-- BEGIN --

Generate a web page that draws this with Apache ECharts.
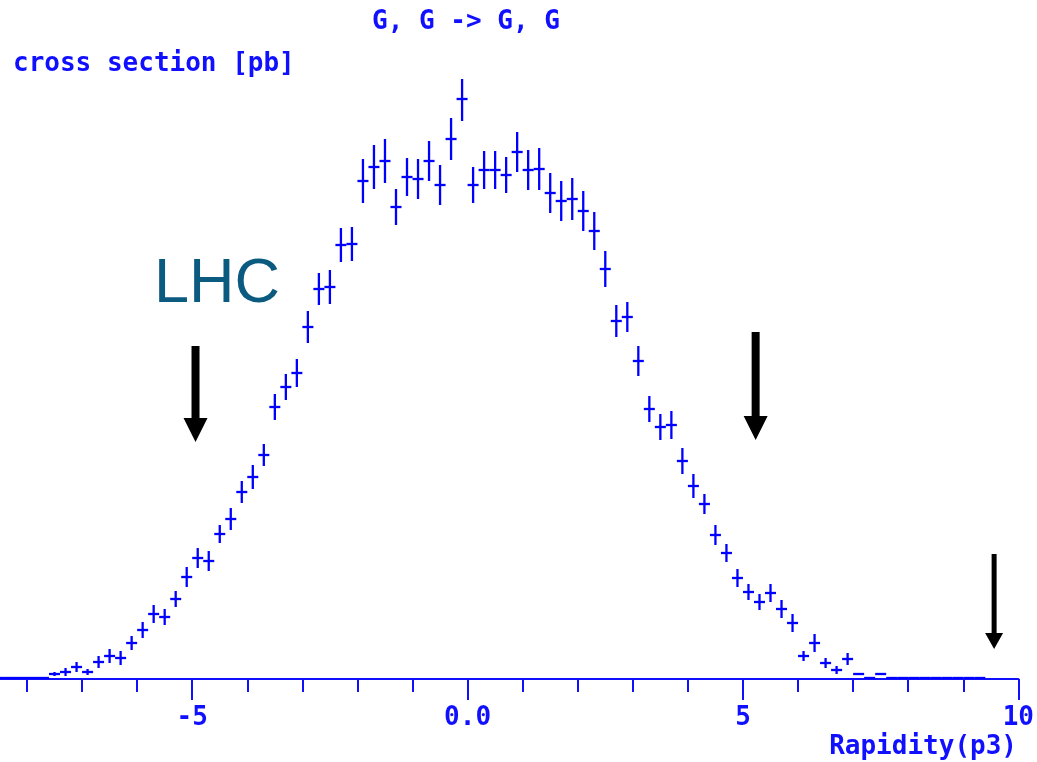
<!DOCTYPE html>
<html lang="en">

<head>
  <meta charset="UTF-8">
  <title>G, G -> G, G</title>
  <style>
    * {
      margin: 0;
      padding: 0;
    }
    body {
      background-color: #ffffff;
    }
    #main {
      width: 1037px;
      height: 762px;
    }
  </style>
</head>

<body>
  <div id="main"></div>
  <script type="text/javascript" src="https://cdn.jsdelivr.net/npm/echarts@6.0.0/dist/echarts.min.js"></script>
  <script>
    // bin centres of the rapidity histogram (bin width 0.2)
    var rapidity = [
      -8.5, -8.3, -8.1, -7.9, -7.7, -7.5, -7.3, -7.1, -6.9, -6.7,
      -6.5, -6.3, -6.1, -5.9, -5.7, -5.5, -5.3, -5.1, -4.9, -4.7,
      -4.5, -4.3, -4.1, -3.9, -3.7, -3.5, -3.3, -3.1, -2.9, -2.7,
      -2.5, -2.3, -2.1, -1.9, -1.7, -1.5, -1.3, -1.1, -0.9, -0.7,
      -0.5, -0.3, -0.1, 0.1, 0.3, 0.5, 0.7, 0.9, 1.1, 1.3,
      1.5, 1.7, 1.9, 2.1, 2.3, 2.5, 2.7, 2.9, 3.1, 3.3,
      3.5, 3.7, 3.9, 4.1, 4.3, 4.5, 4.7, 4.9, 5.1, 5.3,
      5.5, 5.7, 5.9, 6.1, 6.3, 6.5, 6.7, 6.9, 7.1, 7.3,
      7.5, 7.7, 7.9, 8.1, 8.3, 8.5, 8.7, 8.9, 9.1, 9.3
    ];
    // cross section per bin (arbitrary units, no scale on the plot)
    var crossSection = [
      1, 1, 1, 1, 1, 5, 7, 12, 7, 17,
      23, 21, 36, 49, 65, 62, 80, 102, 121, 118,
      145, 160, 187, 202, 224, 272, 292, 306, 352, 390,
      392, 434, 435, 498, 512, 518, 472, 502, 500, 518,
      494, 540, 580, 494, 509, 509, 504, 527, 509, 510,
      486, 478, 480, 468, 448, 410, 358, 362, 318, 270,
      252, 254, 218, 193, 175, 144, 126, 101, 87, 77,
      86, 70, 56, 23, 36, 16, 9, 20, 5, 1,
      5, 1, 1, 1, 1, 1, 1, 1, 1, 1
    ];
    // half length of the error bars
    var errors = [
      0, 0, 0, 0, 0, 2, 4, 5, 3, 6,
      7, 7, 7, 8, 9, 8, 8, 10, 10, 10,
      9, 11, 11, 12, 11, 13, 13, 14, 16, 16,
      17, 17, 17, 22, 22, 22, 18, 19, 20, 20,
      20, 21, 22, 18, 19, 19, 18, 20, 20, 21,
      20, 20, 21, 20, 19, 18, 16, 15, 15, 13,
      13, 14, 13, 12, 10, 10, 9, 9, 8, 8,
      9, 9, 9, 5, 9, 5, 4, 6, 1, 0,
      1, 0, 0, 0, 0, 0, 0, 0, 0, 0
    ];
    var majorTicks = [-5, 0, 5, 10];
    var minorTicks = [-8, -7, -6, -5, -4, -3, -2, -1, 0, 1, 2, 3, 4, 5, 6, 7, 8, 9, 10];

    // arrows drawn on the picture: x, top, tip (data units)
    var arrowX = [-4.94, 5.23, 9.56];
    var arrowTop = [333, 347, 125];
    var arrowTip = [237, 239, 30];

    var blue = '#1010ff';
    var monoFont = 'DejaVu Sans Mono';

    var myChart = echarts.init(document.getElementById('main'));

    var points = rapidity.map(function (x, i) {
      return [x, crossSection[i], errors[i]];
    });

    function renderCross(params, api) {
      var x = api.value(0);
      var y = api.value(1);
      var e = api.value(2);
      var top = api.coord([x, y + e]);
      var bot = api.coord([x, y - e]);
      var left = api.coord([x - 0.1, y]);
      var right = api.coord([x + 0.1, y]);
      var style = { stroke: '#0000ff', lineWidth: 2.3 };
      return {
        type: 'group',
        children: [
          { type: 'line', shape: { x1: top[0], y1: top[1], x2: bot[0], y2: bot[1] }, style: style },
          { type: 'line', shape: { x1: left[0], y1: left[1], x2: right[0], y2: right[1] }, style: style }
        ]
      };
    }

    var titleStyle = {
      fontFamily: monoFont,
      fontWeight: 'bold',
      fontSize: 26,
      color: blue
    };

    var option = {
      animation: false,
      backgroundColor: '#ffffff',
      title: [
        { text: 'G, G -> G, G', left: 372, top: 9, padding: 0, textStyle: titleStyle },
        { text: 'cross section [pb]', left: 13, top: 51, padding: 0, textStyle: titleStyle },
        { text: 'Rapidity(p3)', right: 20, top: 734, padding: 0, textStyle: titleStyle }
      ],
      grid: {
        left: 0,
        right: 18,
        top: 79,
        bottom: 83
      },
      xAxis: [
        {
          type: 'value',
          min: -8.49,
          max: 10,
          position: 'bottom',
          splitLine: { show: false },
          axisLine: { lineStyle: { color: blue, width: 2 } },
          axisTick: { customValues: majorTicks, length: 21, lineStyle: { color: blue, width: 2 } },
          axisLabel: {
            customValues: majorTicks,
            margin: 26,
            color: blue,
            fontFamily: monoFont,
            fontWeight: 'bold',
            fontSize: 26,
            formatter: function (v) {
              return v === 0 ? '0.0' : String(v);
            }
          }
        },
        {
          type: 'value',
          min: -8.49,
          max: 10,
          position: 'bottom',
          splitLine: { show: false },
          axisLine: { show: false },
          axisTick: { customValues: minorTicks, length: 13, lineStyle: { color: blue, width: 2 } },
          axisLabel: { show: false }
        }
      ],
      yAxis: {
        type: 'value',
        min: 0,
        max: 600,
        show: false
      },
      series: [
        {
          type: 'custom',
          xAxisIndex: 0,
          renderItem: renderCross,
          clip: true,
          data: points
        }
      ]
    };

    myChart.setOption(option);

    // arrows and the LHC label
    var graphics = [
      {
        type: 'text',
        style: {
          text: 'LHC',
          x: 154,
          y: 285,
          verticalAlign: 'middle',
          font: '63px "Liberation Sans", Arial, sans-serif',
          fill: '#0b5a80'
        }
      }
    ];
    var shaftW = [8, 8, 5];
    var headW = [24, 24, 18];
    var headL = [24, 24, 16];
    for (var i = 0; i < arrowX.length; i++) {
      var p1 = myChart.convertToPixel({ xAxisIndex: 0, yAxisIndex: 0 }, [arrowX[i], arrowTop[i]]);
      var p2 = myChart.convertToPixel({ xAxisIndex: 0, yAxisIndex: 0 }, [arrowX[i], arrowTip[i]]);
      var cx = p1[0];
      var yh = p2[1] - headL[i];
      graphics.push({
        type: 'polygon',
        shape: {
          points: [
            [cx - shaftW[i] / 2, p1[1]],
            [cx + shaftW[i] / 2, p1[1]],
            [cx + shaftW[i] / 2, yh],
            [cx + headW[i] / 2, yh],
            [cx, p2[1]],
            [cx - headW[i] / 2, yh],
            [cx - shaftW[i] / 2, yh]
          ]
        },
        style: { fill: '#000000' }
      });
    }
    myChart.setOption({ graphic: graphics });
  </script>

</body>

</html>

-- END --
-- BEGIN --

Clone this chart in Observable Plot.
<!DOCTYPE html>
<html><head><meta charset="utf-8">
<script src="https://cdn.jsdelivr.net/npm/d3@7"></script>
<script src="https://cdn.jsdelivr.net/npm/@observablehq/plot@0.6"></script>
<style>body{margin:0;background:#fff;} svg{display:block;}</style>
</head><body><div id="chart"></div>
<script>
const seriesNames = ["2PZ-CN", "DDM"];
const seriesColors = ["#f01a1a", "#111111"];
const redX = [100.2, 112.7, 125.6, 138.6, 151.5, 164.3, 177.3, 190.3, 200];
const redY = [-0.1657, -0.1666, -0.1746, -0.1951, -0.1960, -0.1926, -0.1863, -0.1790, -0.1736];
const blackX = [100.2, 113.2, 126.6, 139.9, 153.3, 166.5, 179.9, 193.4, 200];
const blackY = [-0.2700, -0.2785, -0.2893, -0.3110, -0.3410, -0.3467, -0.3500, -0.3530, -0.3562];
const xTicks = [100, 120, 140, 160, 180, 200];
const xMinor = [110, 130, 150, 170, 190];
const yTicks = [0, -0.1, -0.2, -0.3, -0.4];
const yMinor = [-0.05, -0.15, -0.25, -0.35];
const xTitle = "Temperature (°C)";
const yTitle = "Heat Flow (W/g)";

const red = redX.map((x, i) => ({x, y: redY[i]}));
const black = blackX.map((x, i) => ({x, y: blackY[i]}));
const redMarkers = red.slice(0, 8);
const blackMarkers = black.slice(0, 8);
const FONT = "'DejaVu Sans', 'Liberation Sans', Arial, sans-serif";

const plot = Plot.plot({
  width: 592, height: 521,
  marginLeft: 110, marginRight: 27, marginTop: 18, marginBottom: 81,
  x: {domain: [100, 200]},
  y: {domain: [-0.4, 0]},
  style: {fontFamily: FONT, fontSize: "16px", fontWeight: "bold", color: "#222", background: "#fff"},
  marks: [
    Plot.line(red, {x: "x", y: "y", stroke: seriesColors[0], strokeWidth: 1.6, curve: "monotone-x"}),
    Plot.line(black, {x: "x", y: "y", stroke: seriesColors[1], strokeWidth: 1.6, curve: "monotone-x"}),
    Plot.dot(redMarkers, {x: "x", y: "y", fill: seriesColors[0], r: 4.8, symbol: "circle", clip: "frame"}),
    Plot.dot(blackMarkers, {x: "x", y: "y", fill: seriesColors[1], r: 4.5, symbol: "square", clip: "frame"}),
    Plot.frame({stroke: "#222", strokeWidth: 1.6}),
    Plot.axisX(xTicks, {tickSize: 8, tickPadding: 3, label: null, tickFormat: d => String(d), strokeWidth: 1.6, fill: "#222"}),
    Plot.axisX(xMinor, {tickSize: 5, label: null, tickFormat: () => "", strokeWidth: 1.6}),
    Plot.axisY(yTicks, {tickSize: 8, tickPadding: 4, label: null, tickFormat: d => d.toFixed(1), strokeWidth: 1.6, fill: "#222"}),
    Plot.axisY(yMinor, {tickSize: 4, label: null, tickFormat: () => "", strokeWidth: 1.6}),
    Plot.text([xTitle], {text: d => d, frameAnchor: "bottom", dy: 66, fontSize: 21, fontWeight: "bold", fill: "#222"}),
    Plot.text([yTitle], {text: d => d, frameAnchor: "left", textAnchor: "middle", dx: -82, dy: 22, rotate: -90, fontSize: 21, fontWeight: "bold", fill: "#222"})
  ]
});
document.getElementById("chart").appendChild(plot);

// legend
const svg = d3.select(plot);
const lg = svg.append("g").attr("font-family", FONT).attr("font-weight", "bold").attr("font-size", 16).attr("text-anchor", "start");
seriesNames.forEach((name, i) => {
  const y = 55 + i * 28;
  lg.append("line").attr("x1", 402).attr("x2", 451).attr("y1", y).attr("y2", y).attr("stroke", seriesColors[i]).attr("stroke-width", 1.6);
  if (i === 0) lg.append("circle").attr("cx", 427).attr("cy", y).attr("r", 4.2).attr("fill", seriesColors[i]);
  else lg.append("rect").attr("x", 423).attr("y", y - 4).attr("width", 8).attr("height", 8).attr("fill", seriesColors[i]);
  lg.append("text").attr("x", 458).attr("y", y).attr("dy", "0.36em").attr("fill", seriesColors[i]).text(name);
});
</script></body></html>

-- END --

§ Direction:
Locate the word "this" in the records above, and return each line that has it.

§ Answer in full:
Generate a web page that draws this with Apache ECharts.
Clone this chart in Observable Plot.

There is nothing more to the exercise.